Integrating frequent calls to dbt parse into your workflow can speed up the development cycle rather than waiting for long migrations to run only to find that you accidently introduced a typo into one of your transformation files.
Running with dbt=0.21.0 14:28:13 | Start parsing. 14:28:13 | Dependencies loaded 14:28:13 | ManifestLoader created 14:28:14 | Manifest loaded 14:28:14 | Manifest checked 14:28:14 | Flat graph built 14:28:14 | Manifest loaded 14:28:14 | Performance info: target/perf_info.json 14:28:14 | Done.
As you can see, some timing information is also included which may be useful if you have very large projecsts and wish to optimise the build time.
dbt ls lists all of the "resources" defined in your model, where resources are things like models, tests, analysis, seed data. This can be a good way to get an overview of the entire project and to ensure that your expected resources are correctly identified by dbt.

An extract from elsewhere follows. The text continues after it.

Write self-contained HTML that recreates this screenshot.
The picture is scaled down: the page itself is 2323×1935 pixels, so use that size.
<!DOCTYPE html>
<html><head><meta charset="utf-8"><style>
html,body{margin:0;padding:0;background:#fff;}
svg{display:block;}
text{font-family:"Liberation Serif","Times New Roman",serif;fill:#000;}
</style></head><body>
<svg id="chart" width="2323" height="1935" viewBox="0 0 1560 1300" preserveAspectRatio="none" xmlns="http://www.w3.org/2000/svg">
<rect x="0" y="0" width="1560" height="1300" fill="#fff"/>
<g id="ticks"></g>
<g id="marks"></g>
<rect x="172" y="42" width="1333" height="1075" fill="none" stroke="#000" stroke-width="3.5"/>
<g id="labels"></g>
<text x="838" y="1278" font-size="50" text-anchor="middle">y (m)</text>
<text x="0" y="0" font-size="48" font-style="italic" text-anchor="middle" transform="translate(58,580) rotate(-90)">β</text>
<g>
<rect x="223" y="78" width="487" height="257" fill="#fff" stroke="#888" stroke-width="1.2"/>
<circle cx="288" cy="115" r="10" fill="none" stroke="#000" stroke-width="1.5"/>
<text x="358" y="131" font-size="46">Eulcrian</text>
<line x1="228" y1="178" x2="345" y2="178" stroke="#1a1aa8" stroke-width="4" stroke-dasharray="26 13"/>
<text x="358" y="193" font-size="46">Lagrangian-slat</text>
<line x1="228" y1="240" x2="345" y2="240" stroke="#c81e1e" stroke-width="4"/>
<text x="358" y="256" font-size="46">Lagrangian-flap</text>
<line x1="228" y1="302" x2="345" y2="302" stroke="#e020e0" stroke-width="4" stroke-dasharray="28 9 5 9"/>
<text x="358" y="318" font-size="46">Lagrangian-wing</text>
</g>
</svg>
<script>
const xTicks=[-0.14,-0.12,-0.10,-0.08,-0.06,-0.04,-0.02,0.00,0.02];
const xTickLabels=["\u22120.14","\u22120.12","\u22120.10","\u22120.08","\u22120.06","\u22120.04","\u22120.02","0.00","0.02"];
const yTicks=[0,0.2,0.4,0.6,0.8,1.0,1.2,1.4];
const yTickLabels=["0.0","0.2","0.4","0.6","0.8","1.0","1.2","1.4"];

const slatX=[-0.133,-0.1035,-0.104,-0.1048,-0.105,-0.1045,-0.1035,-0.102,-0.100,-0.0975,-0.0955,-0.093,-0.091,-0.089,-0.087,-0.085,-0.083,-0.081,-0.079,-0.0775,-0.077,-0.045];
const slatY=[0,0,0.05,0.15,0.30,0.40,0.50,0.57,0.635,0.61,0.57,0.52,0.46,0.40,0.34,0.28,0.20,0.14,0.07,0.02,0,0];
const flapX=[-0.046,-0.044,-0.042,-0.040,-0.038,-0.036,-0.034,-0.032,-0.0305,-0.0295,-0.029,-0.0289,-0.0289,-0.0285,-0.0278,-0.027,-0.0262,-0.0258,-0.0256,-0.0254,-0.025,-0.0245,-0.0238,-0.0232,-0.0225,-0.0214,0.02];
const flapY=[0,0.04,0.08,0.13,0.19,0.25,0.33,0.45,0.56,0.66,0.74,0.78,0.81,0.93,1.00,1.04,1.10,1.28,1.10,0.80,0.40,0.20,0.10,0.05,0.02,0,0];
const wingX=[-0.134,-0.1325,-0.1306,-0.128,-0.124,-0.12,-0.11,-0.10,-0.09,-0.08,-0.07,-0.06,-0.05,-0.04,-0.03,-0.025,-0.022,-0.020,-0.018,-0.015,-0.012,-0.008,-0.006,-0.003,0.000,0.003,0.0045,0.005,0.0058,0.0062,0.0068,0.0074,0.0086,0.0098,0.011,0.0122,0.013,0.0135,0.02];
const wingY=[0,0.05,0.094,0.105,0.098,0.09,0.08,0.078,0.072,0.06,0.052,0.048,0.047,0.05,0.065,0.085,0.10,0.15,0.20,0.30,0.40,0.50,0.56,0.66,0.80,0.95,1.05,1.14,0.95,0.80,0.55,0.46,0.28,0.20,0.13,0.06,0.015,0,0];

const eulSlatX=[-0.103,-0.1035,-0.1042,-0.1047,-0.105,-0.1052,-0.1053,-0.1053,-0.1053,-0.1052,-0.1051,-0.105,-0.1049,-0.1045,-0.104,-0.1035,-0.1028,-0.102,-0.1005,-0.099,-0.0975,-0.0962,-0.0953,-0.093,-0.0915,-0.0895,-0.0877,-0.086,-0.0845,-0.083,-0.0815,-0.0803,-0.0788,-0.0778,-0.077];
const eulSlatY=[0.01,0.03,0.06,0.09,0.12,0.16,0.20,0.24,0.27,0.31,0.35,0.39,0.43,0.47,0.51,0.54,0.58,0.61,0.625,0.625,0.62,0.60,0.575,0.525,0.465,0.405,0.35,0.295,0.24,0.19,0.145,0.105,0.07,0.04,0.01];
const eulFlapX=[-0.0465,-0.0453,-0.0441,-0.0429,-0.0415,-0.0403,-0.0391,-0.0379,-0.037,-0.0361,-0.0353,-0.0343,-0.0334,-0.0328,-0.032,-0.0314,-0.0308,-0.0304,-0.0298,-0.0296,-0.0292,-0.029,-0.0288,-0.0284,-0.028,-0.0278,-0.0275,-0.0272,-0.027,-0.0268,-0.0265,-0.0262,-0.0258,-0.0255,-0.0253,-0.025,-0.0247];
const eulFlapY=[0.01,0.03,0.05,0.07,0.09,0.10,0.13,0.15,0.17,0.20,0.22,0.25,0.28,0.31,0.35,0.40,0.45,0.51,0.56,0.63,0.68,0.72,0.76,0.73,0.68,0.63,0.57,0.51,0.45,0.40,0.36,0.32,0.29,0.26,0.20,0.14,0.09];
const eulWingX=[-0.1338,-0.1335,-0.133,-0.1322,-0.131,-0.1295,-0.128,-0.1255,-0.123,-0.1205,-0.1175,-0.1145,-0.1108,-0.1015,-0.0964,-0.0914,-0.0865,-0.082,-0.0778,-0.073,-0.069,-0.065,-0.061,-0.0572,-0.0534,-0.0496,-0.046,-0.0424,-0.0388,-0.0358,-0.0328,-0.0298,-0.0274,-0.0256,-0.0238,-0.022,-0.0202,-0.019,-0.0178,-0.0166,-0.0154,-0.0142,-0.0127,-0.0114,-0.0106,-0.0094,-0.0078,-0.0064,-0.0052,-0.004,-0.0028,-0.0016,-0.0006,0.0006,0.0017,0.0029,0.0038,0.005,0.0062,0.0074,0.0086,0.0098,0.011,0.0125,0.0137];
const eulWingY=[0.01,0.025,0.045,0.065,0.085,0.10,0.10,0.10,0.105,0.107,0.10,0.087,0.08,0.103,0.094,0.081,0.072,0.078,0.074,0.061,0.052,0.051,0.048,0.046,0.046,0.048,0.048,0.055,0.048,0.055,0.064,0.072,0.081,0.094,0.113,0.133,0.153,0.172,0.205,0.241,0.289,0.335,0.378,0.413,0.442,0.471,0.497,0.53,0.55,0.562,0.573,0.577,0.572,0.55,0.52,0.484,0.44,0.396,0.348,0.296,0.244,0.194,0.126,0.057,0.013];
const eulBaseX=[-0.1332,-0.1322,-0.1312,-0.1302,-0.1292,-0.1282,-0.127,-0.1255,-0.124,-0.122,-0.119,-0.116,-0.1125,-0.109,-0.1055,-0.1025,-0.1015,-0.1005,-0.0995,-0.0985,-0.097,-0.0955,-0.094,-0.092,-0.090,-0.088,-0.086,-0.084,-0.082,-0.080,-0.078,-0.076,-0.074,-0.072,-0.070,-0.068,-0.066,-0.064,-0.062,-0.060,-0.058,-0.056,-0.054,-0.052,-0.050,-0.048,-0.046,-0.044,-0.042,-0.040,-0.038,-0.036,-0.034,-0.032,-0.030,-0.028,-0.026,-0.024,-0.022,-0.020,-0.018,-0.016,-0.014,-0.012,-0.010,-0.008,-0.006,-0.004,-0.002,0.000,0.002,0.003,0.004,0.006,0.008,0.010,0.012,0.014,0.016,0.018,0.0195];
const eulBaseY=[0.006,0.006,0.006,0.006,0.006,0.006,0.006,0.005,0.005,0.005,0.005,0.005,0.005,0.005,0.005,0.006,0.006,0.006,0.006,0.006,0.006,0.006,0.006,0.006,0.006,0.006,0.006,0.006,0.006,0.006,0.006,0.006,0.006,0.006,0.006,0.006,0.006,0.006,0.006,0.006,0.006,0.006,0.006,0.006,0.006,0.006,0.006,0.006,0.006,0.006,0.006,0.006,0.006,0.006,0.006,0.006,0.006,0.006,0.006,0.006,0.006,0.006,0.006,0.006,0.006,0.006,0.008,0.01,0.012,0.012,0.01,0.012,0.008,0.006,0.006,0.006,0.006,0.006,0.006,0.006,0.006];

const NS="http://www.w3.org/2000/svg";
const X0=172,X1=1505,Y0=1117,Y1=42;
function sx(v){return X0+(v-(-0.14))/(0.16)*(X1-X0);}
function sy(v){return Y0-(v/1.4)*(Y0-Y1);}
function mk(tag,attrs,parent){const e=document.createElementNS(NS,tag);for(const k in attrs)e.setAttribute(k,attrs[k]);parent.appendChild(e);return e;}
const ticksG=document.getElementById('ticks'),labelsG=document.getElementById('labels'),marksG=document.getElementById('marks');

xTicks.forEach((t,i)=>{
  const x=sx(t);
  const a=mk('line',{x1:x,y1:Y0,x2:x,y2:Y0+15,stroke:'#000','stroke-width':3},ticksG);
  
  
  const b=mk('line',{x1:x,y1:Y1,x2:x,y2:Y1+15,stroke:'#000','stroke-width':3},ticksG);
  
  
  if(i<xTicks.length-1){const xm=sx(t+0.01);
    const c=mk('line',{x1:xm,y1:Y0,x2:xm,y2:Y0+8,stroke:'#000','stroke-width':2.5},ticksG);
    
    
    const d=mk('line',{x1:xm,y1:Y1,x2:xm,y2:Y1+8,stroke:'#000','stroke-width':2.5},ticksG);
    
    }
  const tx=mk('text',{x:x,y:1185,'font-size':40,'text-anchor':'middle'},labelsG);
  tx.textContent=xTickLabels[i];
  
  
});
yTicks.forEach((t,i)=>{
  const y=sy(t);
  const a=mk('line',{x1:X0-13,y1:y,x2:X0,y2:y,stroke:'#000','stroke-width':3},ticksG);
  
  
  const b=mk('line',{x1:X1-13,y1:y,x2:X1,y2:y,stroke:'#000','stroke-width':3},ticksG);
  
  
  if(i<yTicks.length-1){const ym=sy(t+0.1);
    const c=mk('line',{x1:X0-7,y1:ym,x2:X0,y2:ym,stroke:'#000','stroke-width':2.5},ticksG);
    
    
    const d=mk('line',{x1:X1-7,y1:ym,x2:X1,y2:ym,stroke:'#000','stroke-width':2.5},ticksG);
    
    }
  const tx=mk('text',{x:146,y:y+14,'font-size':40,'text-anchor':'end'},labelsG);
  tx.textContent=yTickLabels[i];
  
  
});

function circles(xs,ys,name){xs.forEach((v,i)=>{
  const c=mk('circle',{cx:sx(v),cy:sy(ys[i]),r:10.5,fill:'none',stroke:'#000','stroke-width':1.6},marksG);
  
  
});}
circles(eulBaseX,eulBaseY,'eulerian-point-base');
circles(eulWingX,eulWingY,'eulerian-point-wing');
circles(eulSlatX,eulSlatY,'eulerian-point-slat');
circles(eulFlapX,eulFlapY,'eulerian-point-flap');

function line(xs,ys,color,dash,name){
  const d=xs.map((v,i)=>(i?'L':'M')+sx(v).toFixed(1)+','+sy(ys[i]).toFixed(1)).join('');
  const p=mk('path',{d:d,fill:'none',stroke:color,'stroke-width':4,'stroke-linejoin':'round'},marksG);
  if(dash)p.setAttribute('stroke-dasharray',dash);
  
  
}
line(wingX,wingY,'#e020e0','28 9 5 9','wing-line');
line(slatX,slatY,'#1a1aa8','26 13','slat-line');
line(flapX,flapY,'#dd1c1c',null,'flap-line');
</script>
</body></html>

my_new_project.example.my_first_dbt_model my_new_project.example.my_second_dbt_model my_new_project.schema_test.not_null_my_first_dbt_model_id my_new_project.schema_test.not_null_my_second_dbt_model_id my_new_project.schema_test.unique_my_first_dbt_model_id my_new_project.schema_test.unique_my_second_dbt_model_id
These resources are examples transformations and tests which were created when we ran dbt init. They are useful to copy from as you begin to build out your own code, but will likely be deleted early in the process.